CERN (as well as the hilariously misleading Hollywood blockbuster
Angels and Demons
) has gone a long way toward publicizing the experimental side of particle physics. Many have now heard of the giant particle accelerator that will smash together very energetic protons that will be focused in a tiny region of space to create forms of matter never seen before. The LHC is now running and is poised to change our view of the fundamental nature of matter and even of space itself. But we don’t yet know what it will find.

In the course of our scientific journey, we’ll reflect on scientific uncertainty and what measurements can truly tell us. Research is by its nature at the edge of what we know. Experiment and calculation are designed to reduce or eliminate as many uncertainties as possible and precisely determine those that remain. Nonetheless, though it might sound paradoxical, in practice, on a day-to-day basis, science is fraught with uncertainty. Part III examines how scientists address the challenges intrinsic to their difficult explorations and how everyone can benefit from scientific thinking when interpreting and understanding statements that are made in an increasingly complex world.
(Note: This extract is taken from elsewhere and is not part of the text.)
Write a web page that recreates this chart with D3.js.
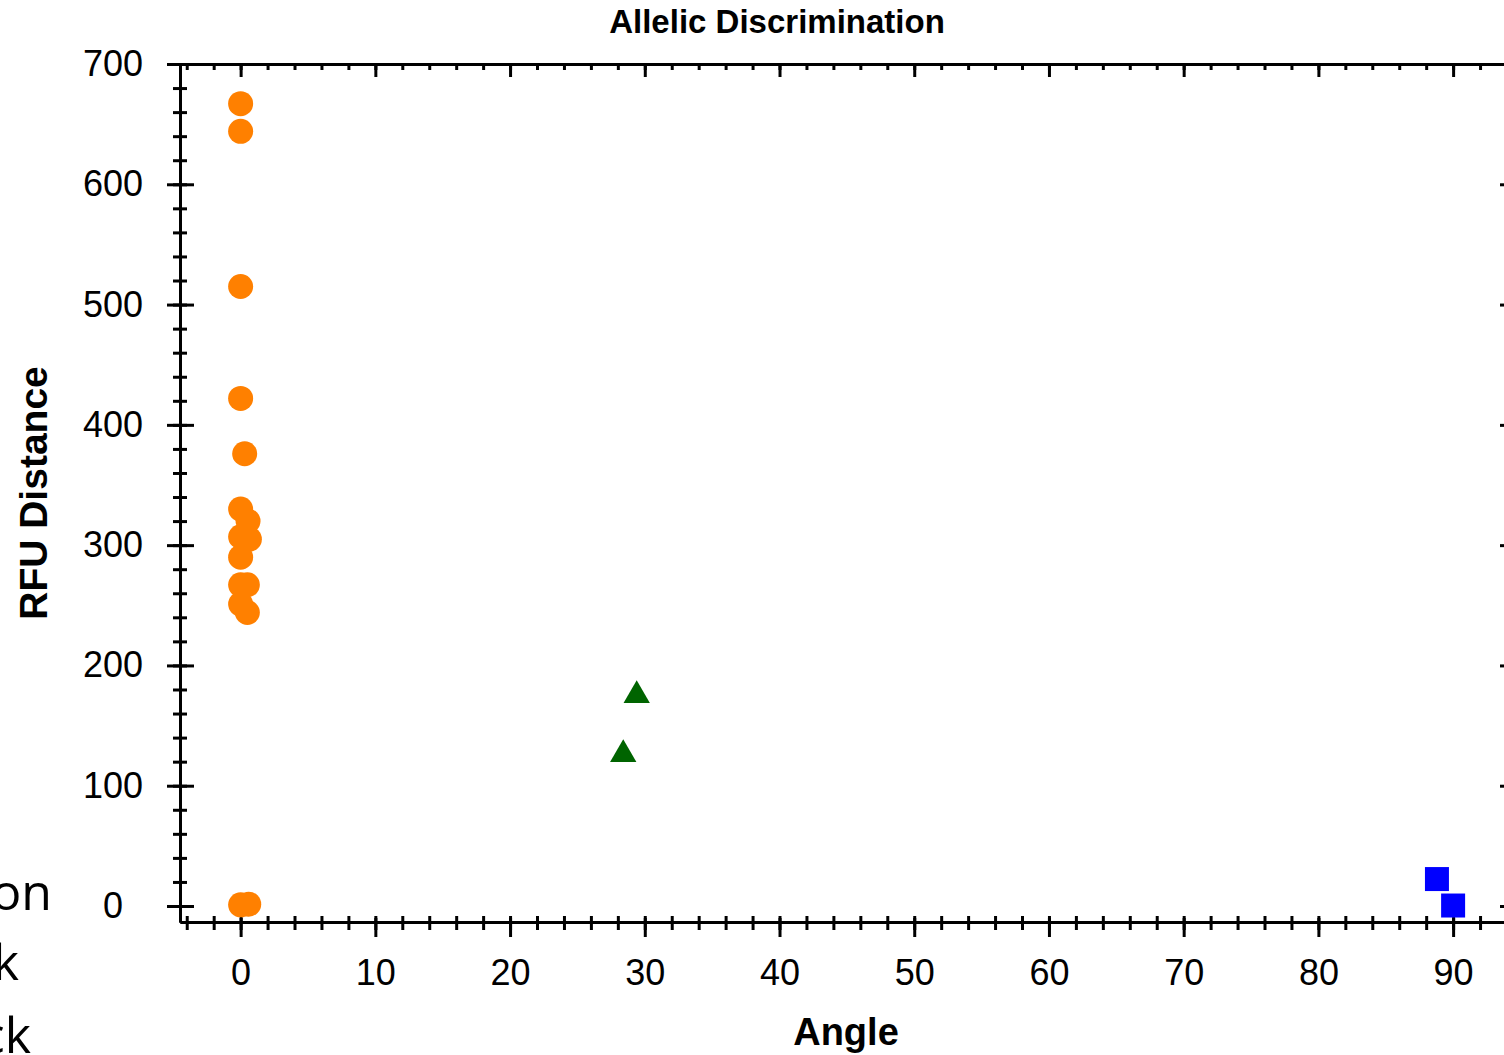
<!DOCTYPE html>
<html>
<head>
<meta charset="utf-8">
<script src="https://cdn.jsdelivr.net/npm/d3@7"></script>
<style>
  body { margin: 0; background: #fff; }
  svg { display: block; font-family: "Liberation Sans", Arial, sans-serif; }
</style>
</head>
<body>
<div id="chart"></div>
<script>
// Allele 1 calls (orange circles)
var allele1Angle = [0, 0, 0, 0, 0.3, 0, 0.55, 0, 0.65, 0, 0, 0.5, 0, 0.5, 0, 0.6];
var allele1Rfu = [667, 644, 515, 422, 376, 330, 320, 307, 305, 290, 267, 267, 251, 244, 1, 1.5];

// Heterozygote calls (green triangles)
var heteroAngle = [29.4, 28.4];
var heteroRfu = [175, 126];

// Allele 2 calls (blue squares)
var allele2Angle = [88.8, 90.0];
var allele2Rfu = [22.4, 0.4];

// Tick values
var xTickValues = [0, 10, 20, 30, 40, 50, 60, 70, 80, 90];
var yTickValues = [0, 100, 200, 300, 400, 500, 600, 700];

// Text cut off at the left edge of the slide
var slideText = ["on", "k", "ck"];

var svgWidth = 1504;
var svgHeight = 1055;

var svg = d3.select("#chart")
  .append("svg")
  .attr("width", svgWidth)
  .attr("height", svgHeight);

var x = d3.scaleLinear().domain([-4.5, 94]).range([180, 1507]);
var y = d3.scaleLinear().domain([-13.3, 700]).range([922, 64]);

var fontFamily = '"Liberation Sans", Arial, sans-serif';

function styleAxis(g) {
  g.attr("font-family", fontFamily).attr("font-size", 36);
  g.select(".domain").attr("stroke", "#000").attr("stroke-width", 3);
  g.selectAll(".tick line").attr("stroke", "#000").attr("stroke-width", 3);
  g.selectAll(".tick text").attr("fill", "#000");
}

// Bottom axis: minor then major ticks, both crossing the line
var bottomMinor = svg.append("g")
  .attr("transform", "translate(0,922)")
  .call(d3.axisBottom(x).tickValues(d3.range(-4, 94, 2)).tickFormat("").tickSizeOuter(0));
styleAxis(bottomMinor);
bottomMinor.selectAll(".tick line").attr("y1", -6).attr("y2", 8);

var bottomMajor = svg.append("g")
  .attr("transform", "translate(0,922)")
  .call(d3.axisBottom(x).tickValues(xTickValues).tickSizeOuter(0));
styleAxis(bottomMajor);
bottomMajor.selectAll(".tick line").attr("y1", -4).attr("y2", 15);
bottomMajor.selectAll(".tick text").attr("y", 63).attr("dy", 0);

// Top axis, ticks pointing inward
var topMinor = svg.append("g")
  .attr("transform", "translate(0,64)")
  .call(d3.axisTop(x).tickValues(d3.range(-4, 94, 2)).tickFormat("").tickSizeOuter(0));
styleAxis(topMinor);
topMinor.selectAll(".tick line").attr("y1", 0).attr("y2", 6);

var topMajor = svg.append("g")
  .attr("transform", "translate(0,64)")
  .call(d3.axisTop(x).tickValues(xTickValues).tickFormat("").tickSizeOuter(0));
styleAxis(topMajor);
topMajor.select(".domain").remove();
topMajor.selectAll(".tick line").attr("y1", 0).attr("y2", 13);

// Left axis
var leftMinor = svg.append("g")
  .attr("transform", "translate(180,0)")
  .call(d3.axisLeft(y).tickValues(d3.range(0, 701, 20)).tickFormat("").tickSizeOuter(0));
styleAxis(leftMinor);
leftMinor.selectAll(".tick line").attr("x1", -7).attr("x2", 7);

var leftMajor = svg.append("g")
  .attr("transform", "translate(180,0)")
  .call(d3.axisLeft(y).tickValues(yTickValues).tickSizeOuter(0));
styleAxis(leftMajor);
leftMajor.selectAll(".tick line").attr("x1", -13).attr("x2", 14);
leftMajor.selectAll(".tick text")
  .attr("x", -67)
  .attr("text-anchor", "middle");

// Right axis (line sits just past the edge)
var rightMajor = svg.append("g")
  .attr("transform", "translate(1507,0)")
  .call(d3.axisRight(y).tickValues(yTickValues).tickFormat("").tickSizeOuter(0));
styleAxis(rightMajor);
rightMajor.selectAll(".tick line").attr("x1", 0).attr("x2", -7);

// Allele 1 circles
svg.append("g")
  .selectAll("circle")
  .data(d3.zip(allele1Angle, allele1Rfu))
  .enter()
  .append("circle")
  .attr("cx", d => x(d[0]))
  .attr("cy", d => y(d[1]))
  .attr("r", 12.5)
  .attr("fill", "#ff8000");

// Heterozygote triangles
svg.append("g")
  .selectAll("path")
  .data(d3.zip(heteroAngle, heteroRfu))
  .enter()
  .append("path")
  .attr("d", d3.symbol().type(d3.symbolTriangle).size(300))
  .attr("transform", d => "translate(" + x(d[0]) + "," + y(d[1]) + ")")
  .attr("fill", "#006400");

// Allele 2 squares
svg.append("g")
  .selectAll("path")
  .data(d3.zip(allele2Angle, allele2Rfu))
  .enter()
  .append("path")
  .attr("d", d3.symbol().type(d3.symbolSquare).size(576))
  .attr("transform", d => "translate(" + x(d[0]) + "," + y(d[1]) + ")")
  .attr("fill", "#0000ff");

// Titles
svg.append("text")
  .attr("x", 777)
  .attr("y", 33)
  .attr("text-anchor", "middle")
  .attr("font-size", 33)
  .attr("font-weight", "bold")
  .text("Allelic Discrimination");

svg.append("text")
  .attr("transform", "translate(47,493) rotate(-90)")
  .attr("text-anchor", "middle")
  .attr("font-size", 39)
  .attr("font-weight", "bold")
  .text("RFU Distance");

svg.append("text")
  .attr("x", 846)
  .attr("y", 1045)
  .attr("text-anchor", "middle")
  .attr("font-size", 38)
  .attr("font-weight", "bold")
  .text("Angle");

// Slide text fragments at the left edge
var slideX = [52, 19, 31];
var slideY = [910, 980, 1053];
svg.append("g")
  .selectAll("text")
  .data(slideText)
  .enter()
  .append("text")
  .attr("x", (d, i) => slideX[i])
  .attr("y", (d, i) => slideY[i])
  .attr("text-anchor", "end")
  .attr("font-family", '"Open Sans", "Noto Sans", sans-serif')
  .attr("font-size", 50)
  .attr("fill", "#000")
  .text(d => d);
</script>
</body>
</html>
Part III also considers black holes at the LHC, and how the fears that were raised about them contrast with some real dangers we currently face. We’ll consider the important issues of cost-benefit analysis and risk, and how people might better approach thinking about them—both in and out of the lab.
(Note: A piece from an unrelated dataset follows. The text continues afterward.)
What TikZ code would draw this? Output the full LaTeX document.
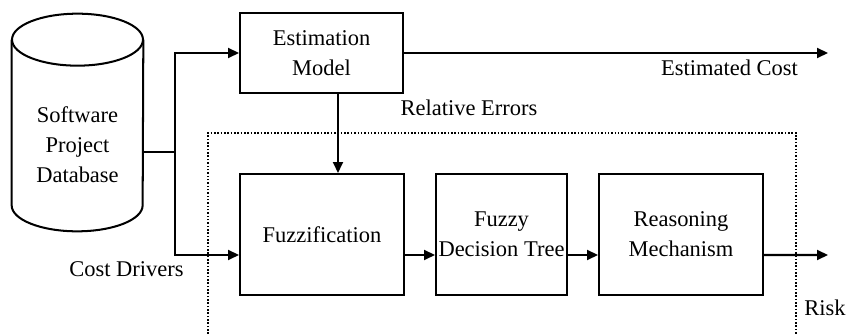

Part IV describes the Higgs boson search as well as specific models, which are educated guesses for what exists and are search targets for the LHC. If LHC experiments confirm some of the ideas theorists have proposed—or even if they uncover something unforeseen—the results will change the way we think about the world. This section explains the Higgs mechanism responsible for elementary particle masses as well as the hierarchy problem that tells us we should find more. It also investigates models that address this problem and the exotic new particles they predict, such as those associated with supersymmetry or extra dimensions of space.